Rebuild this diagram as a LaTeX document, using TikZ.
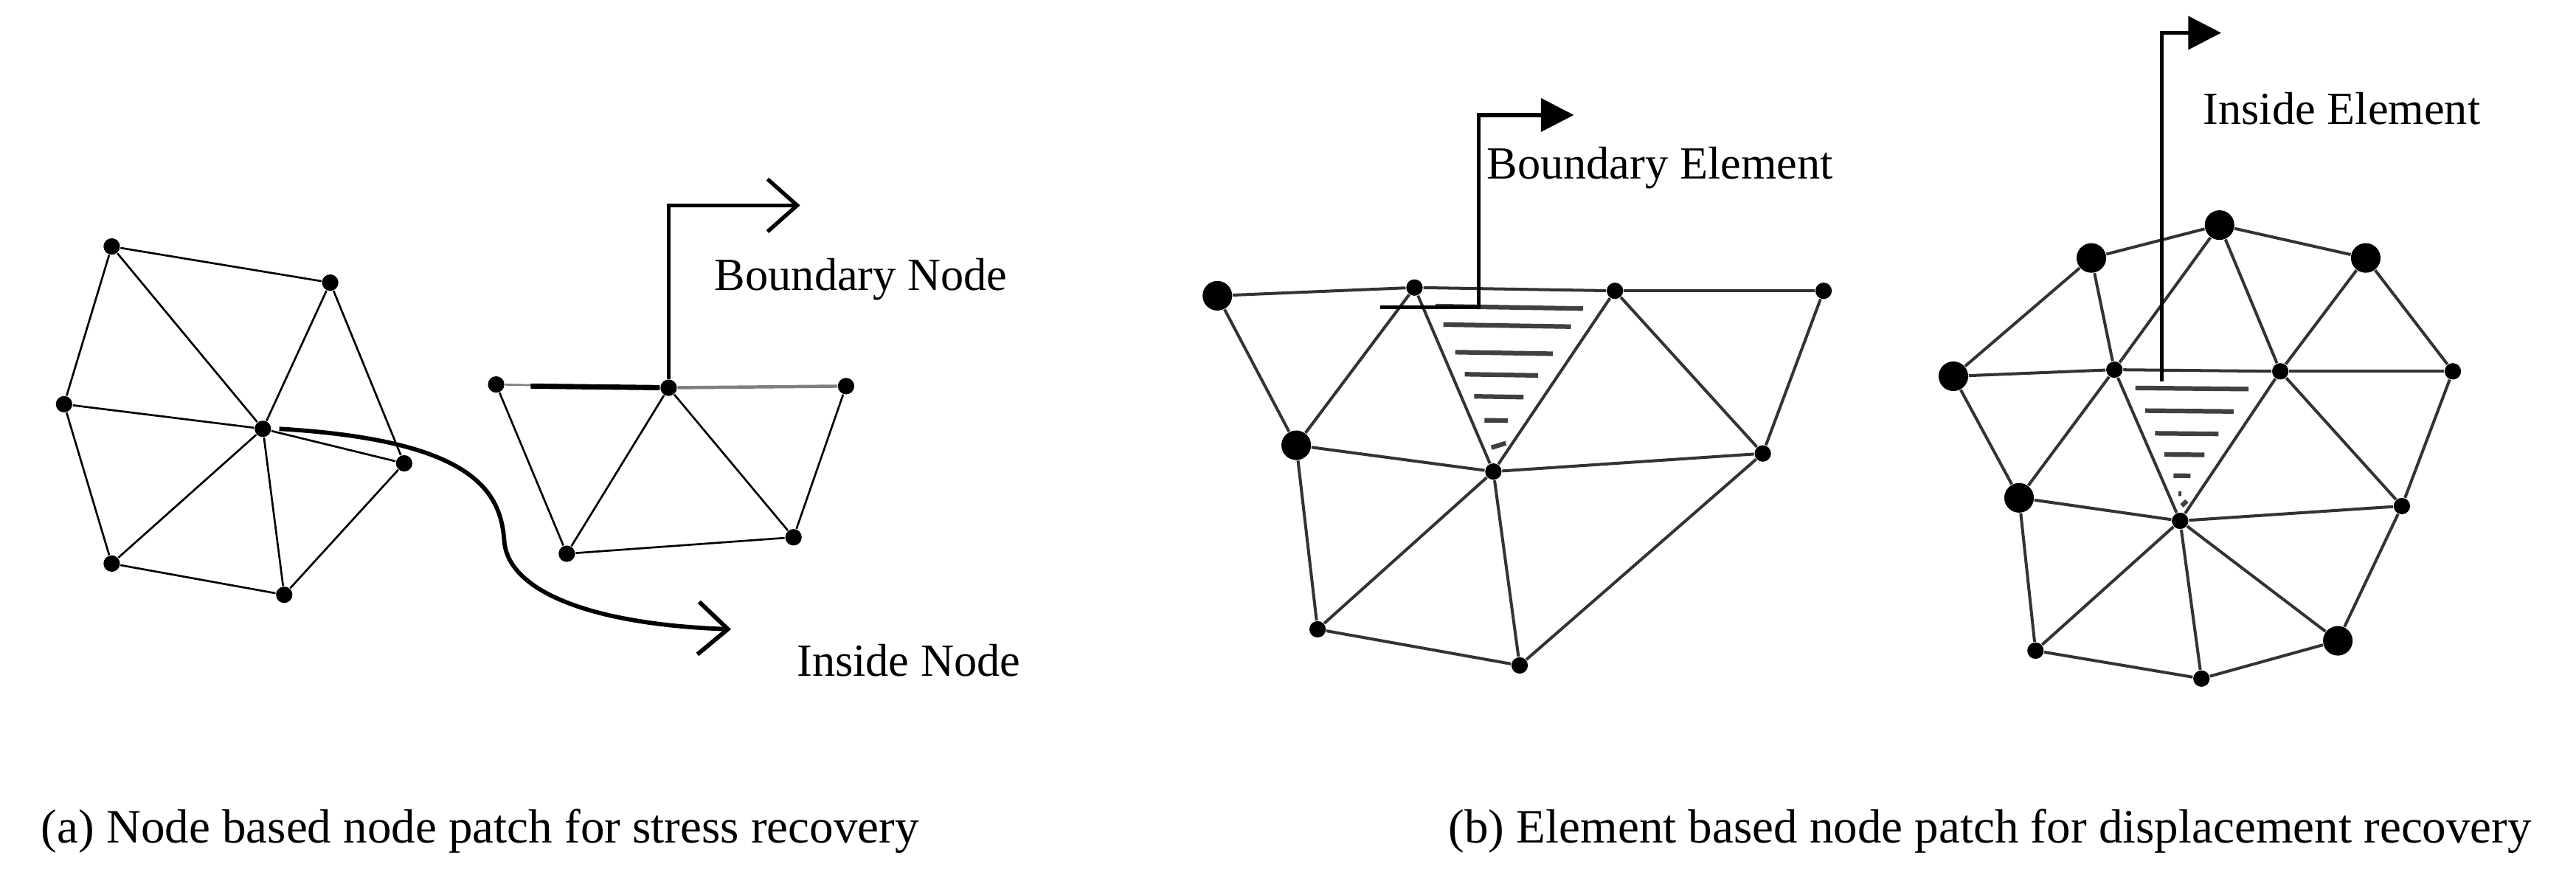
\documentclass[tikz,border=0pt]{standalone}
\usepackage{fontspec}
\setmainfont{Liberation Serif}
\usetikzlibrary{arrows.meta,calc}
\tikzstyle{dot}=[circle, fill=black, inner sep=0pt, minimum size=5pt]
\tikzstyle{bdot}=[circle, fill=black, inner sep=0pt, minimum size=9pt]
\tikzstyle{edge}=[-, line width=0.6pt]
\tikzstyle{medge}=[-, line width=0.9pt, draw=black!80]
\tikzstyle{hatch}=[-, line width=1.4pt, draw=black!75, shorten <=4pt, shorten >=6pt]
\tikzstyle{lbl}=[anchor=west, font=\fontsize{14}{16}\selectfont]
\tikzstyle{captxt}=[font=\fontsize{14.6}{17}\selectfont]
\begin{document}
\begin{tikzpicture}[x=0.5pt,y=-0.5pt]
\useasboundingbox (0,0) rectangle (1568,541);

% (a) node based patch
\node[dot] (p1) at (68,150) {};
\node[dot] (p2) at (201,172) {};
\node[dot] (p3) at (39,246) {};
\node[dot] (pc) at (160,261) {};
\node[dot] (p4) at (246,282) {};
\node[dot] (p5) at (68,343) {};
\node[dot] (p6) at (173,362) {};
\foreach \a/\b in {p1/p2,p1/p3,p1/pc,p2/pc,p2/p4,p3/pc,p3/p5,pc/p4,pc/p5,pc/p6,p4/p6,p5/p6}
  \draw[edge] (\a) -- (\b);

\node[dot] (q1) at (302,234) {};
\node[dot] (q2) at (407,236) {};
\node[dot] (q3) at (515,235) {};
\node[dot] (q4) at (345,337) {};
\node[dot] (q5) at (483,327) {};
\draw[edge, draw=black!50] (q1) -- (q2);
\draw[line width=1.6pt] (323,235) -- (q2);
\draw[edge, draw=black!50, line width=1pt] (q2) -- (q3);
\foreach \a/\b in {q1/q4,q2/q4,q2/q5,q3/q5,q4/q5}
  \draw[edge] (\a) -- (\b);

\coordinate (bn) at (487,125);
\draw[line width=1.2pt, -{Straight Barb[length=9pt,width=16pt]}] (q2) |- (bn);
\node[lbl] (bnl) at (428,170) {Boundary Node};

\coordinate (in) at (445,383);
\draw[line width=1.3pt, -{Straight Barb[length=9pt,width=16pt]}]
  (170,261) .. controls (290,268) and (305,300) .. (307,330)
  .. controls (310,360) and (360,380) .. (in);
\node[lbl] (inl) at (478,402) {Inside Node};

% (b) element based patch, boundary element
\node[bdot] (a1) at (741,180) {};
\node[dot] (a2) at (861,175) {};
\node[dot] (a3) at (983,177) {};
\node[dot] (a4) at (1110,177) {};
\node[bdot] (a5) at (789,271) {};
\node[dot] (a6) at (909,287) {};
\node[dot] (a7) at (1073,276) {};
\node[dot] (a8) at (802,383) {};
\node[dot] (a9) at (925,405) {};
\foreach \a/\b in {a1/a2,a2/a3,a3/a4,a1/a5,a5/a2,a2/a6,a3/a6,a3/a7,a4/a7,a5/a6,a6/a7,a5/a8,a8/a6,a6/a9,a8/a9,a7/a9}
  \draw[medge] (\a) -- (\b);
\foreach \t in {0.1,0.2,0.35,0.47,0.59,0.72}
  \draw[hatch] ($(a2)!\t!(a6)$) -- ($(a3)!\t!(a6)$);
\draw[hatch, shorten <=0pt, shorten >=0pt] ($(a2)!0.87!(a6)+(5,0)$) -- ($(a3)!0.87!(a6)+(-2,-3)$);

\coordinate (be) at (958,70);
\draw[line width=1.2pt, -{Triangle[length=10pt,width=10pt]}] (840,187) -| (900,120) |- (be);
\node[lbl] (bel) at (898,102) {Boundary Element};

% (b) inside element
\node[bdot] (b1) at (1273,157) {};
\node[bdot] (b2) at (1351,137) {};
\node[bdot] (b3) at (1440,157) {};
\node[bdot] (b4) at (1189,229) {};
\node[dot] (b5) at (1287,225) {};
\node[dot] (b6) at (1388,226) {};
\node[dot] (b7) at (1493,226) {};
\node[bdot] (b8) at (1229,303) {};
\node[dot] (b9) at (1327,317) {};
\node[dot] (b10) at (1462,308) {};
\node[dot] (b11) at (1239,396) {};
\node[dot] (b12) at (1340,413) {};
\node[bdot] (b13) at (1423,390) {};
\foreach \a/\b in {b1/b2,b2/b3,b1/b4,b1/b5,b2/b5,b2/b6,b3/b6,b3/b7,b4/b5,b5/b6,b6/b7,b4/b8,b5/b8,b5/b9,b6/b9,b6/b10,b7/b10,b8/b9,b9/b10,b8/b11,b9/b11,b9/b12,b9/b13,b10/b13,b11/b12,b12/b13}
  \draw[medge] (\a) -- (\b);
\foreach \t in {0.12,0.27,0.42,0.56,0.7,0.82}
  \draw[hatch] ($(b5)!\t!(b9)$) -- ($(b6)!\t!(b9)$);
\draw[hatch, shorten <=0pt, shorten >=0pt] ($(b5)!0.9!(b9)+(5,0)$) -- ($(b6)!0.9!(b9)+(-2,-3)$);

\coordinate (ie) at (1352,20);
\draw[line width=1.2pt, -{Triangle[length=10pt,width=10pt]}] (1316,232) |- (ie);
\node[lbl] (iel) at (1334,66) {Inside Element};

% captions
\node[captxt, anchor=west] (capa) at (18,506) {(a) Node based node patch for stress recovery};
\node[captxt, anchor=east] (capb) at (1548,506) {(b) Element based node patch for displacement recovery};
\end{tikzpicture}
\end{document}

→ **WHAT TO WORK ON**: Give again exactly the lines running from the beginning of the material above through the line that contains "(inl) at (478,402)", and leave out every picture.

→ **FINISHED EXERCISE**:
Rebuild this diagram as a LaTeX document, using TikZ.
\documentclass[tikz,border=0pt]{standalone}
\usepackage{fontspec}
\setmainfont{Liberation Serif}
\usetikzlibrary{arrows.meta,calc}
\tikzstyle{dot}=[circle, fill=black, inner sep=0pt, minimum size=5pt]
\tikzstyle{bdot}=[circle, fill=black, inner sep=0pt, minimum size=9pt]
\tikzstyle{edge}=[-, line width=0.6pt]
\tikzstyle{medge}=[-, line width=0.9pt, draw=black!80]
\tikzstyle{hatch}=[-, line width=1.4pt, draw=black!75, shorten <=4pt, shorten >=6pt]
\tikzstyle{lbl}=[anchor=west, font=\fontsize{14}{16}\selectfont]
\tikzstyle{captxt}=[font=\fontsize{14.6}{17}\selectfont]
\begin{document}
\begin{tikzpicture}[x=0.5pt,y=-0.5pt]
\useasboundingbox (0,0) rectangle (1568,541);

% (a) node based patch
\node[dot] (p1) at (68,150) {};
\node[dot] (p2) at (201,172) {};
\node[dot] (p3) at (39,246) {};
\node[dot] (pc) at (160,261) {};
\node[dot] (p4) at (246,282) {};
\node[dot] (p5) at (68,343) {};
\node[dot] (p6) at (173,362) {};
\foreach \a/\b in {p1/p2,p1/p3,p1/pc,p2/pc,p2/p4,p3/pc,p3/p5,pc/p4,pc/p5,pc/p6,p4/p6,p5/p6}
  \draw[edge] (\a) -- (\b);

\node[dot] (q1) at (302,234) {};
\node[dot] (q2) at (407,236) {};
\node[dot] (q3) at (515,235) {};
\node[dot] (q4) at (345,337) {};
\node[dot] (q5) at (483,327) {};
\draw[edge, draw=black!50] (q1) -- (q2);
\draw[line width=1.6pt] (323,235) -- (q2);
\draw[edge, draw=black!50, line width=1pt] (q2) -- (q3);
\foreach \a/\b in {q1/q4,q2/q4,q2/q5,q3/q5,q4/q5}
  \draw[edge] (\a) -- (\b);

\coordinate (bn) at (487,125);
\draw[line width=1.2pt, -{Straight Barb[length=9pt,width=16pt]}] (q2) |- (bn);
\node[lbl] (bnl) at (428,170) {Boundary Node};

\coordinate (in) at (445,383);
\draw[line width=1.3pt, -{Straight Barb[length=9pt,width=16pt]}]
  (170,261) .. controls (290,268) and (305,300) .. (307,330)
  .. controls (310,360) and (360,380) .. (in);
\node[lbl] (inl) at (478,402) {Inside Node};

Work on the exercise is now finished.